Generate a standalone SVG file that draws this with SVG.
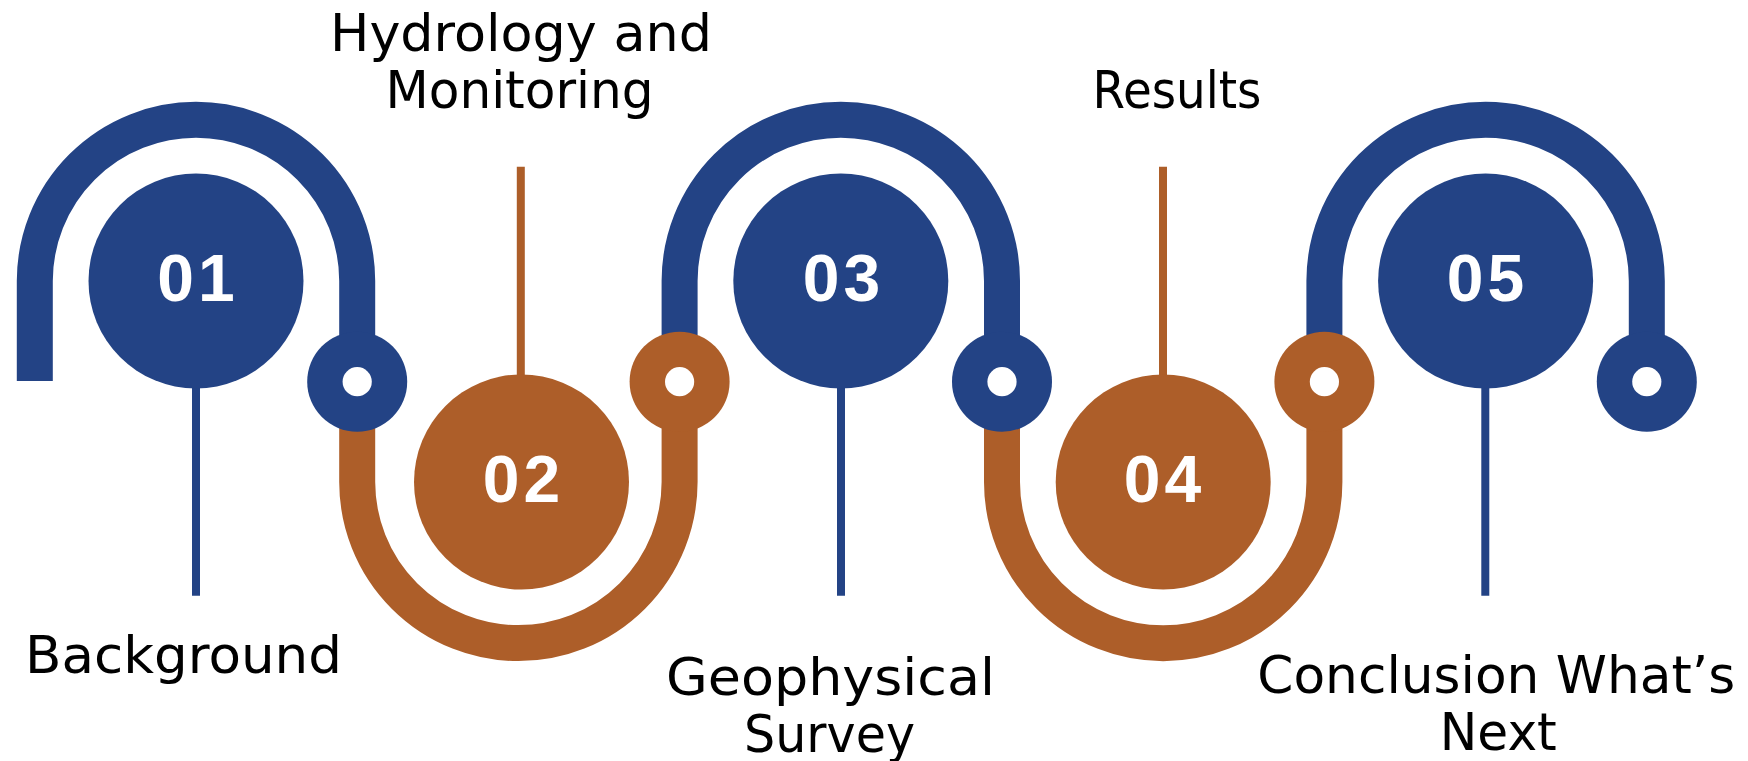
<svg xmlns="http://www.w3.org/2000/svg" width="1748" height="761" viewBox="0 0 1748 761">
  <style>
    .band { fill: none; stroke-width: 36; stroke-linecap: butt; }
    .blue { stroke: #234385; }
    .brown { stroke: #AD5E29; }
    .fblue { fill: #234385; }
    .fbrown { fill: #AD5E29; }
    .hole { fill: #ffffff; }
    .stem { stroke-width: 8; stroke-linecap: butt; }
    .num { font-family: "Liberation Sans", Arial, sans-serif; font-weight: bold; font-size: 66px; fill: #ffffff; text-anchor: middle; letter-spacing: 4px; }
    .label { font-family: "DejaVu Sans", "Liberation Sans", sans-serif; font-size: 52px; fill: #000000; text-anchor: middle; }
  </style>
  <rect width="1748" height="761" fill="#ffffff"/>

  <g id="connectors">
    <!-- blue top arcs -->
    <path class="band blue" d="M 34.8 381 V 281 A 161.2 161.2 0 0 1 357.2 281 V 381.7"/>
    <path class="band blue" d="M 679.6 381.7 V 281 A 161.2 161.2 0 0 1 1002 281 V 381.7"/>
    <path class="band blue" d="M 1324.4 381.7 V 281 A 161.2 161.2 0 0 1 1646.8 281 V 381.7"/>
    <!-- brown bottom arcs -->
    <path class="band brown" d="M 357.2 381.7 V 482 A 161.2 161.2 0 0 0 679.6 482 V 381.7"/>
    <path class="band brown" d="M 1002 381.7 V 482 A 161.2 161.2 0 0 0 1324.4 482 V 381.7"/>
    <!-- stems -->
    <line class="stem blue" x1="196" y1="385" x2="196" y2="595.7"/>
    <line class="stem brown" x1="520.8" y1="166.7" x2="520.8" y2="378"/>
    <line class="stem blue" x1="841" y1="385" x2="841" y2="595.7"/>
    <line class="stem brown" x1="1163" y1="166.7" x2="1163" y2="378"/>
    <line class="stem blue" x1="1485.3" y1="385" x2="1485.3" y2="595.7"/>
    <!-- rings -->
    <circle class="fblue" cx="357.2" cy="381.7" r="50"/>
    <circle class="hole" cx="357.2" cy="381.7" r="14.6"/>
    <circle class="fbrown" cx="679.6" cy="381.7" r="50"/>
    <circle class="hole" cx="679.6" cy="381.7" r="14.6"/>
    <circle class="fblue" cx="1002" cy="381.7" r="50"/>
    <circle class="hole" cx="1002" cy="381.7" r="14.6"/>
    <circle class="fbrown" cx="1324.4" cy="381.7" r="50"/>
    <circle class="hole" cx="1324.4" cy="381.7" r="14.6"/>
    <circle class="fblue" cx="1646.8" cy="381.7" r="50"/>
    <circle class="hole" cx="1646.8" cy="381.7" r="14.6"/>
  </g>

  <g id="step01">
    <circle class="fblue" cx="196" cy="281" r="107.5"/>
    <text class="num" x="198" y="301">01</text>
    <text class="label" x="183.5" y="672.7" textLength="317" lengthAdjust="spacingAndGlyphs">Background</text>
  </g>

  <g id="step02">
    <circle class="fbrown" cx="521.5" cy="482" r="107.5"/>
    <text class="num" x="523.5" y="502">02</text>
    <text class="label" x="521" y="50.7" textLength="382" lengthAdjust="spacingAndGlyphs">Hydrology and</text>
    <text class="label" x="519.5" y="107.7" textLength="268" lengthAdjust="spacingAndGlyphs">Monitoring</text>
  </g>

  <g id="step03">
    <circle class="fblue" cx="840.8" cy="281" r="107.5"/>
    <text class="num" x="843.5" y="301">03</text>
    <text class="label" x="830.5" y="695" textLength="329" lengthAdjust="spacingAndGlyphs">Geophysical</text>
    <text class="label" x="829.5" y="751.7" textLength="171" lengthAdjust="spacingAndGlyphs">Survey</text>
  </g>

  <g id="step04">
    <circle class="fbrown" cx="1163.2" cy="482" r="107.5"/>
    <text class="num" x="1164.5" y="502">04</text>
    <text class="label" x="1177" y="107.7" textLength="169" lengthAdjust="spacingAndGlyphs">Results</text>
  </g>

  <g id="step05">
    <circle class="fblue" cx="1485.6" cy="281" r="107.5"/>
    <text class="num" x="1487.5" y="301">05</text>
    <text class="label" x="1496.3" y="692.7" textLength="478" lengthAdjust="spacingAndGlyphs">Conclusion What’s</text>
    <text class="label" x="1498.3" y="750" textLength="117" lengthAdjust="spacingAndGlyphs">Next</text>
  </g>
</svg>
======
- **Work to complete**
Make an exact copy of all the material, but keep the pictures out of it.

- **Response**
Generate a standalone SVG file that draws this with SVG.
<svg xmlns="http://www.w3.org/2000/svg" width="1748" height="761" viewBox="0 0 1748 761">
  <style>
    .band { fill: none; stroke-width: 36; stroke-linecap: butt; }
    .blue { stroke: #234385; }
    .brown { stroke: #AD5E29; }
    .fblue { fill: #234385; }
    .fbrown { fill: #AD5E29; }
    .hole { fill: #ffffff; }
    .stem { stroke-width: 8; stroke-linecap: butt; }
    .num { font-family: "Liberation Sans", Arial, sans-serif; font-weight: bold; font-size: 66px; fill: #ffffff; text-anchor: middle; letter-spacing: 4px; }
    .label { font-family: "DejaVu Sans", "Liberation Sans", sans-serif; font-size: 52px; fill: #000000; text-anchor: middle; }
  </style>
  <rect width="1748" height="761" fill="#ffffff"/>

  <g id="connectors">
    <!-- blue top arcs -->
    <path class="band blue" d="M 34.8 381 V 281 A 161.2 161.2 0 0 1 357.2 281 V 381.7"/>
    <path class="band blue" d="M 679.6 381.7 V 281 A 161.2 161.2 0 0 1 1002 281 V 381.7"/>
    <path class="band blue" d="M 1324.4 381.7 V 281 A 161.2 161.2 0 0 1 1646.8 281 V 381.7"/>
    <!-- brown bottom arcs -->
    <path class="band brown" d="M 357.2 381.7 V 482 A 161.2 161.2 0 0 0 679.6 482 V 381.7"/>
    <path class="band brown" d="M 1002 381.7 V 482 A 161.2 161.2 0 0 0 1324.4 482 V 381.7"/>
    <!-- stems -->
    <line class="stem blue" x1="196" y1="385" x2="196" y2="595.7"/>
    <line class="stem brown" x1="520.8" y1="166.7" x2="520.8" y2="378"/>
    <line class="stem blue" x1="841" y1="385" x2="841" y2="595.7"/>
    <line class="stem brown" x1="1163" y1="166.7" x2="1163" y2="378"/>
    <line class="stem blue" x1="1485.3" y1="385" x2="1485.3" y2="595.7"/>
    <!-- rings -->
    <circle class="fblue" cx="357.2" cy="381.7" r="50"/>
    <circle class="hole" cx="357.2" cy="381.7" r="14.6"/>
    <circle class="fbrown" cx="679.6" cy="381.7" r="50"/>
    <circle class="hole" cx="679.6" cy="381.7" r="14.6"/>
    <circle class="fblue" cx="1002" cy="381.7" r="50"/>
    <circle class="hole" cx="1002" cy="381.7" r="14.6"/>
    <circle class="fbrown" cx="1324.4" cy="381.7" r="50"/>
    <circle class="hole" cx="1324.4" cy="381.7" r="14.6"/>
    <circle class="fblue" cx="1646.8" cy="381.7" r="50"/>
    <circle class="hole" cx="1646.8" cy="381.7" r="14.6"/>
  </g>

  <g id="step01">
    <circle class="fblue" cx="196" cy="281" r="107.5"/>
    <text class="num" x="198" y="301">01</text>
    <text class="label" x="183.5" y="672.7" textLength="317" lengthAdjust="spacingAndGlyphs">Background</text>
  </g>

  <g id="step02">
    <circle class="fbrown" cx="521.5" cy="482" r="107.5"/>
    <text class="num" x="523.5" y="502">02</text>
    <text class="label" x="521" y="50.7" textLength="382" lengthAdjust="spacingAndGlyphs">Hydrology and</text>
    <text class="label" x="519.5" y="107.7" textLength="268" lengthAdjust="spacingAndGlyphs">Monitoring</text>
  </g>

  <g id="step03">
    <circle class="fblue" cx="840.8" cy="281" r="107.5"/>
    <text class="num" x="843.5" y="301">03</text>
    <text class="label" x="830.5" y="695" textLength="329" lengthAdjust="spacingAndGlyphs">Geophysical</text>
    <text class="label" x="829.5" y="751.7" textLength="171" lengthAdjust="spacingAndGlyphs">Survey</text>
  </g>

  <g id="step04">
    <circle class="fbrown" cx="1163.2" cy="482" r="107.5"/>
    <text class="num" x="1164.5" y="502">04</text>
    <text class="label" x="1177" y="107.7" textLength="169" lengthAdjust="spacingAndGlyphs">Results</text>
  </g>

  <g id="step05">
    <circle class="fblue" cx="1485.6" cy="281" r="107.5"/>
    <text class="num" x="1487.5" y="301">05</text>
    <text class="label" x="1496.3" y="692.7" textLength="478" lengthAdjust="spacingAndGlyphs">Conclusion What’s</text>
    <text class="label" x="1498.3" y="750" textLength="117" lengthAdjust="spacingAndGlyphs">Next</text>
  </g>
</svg>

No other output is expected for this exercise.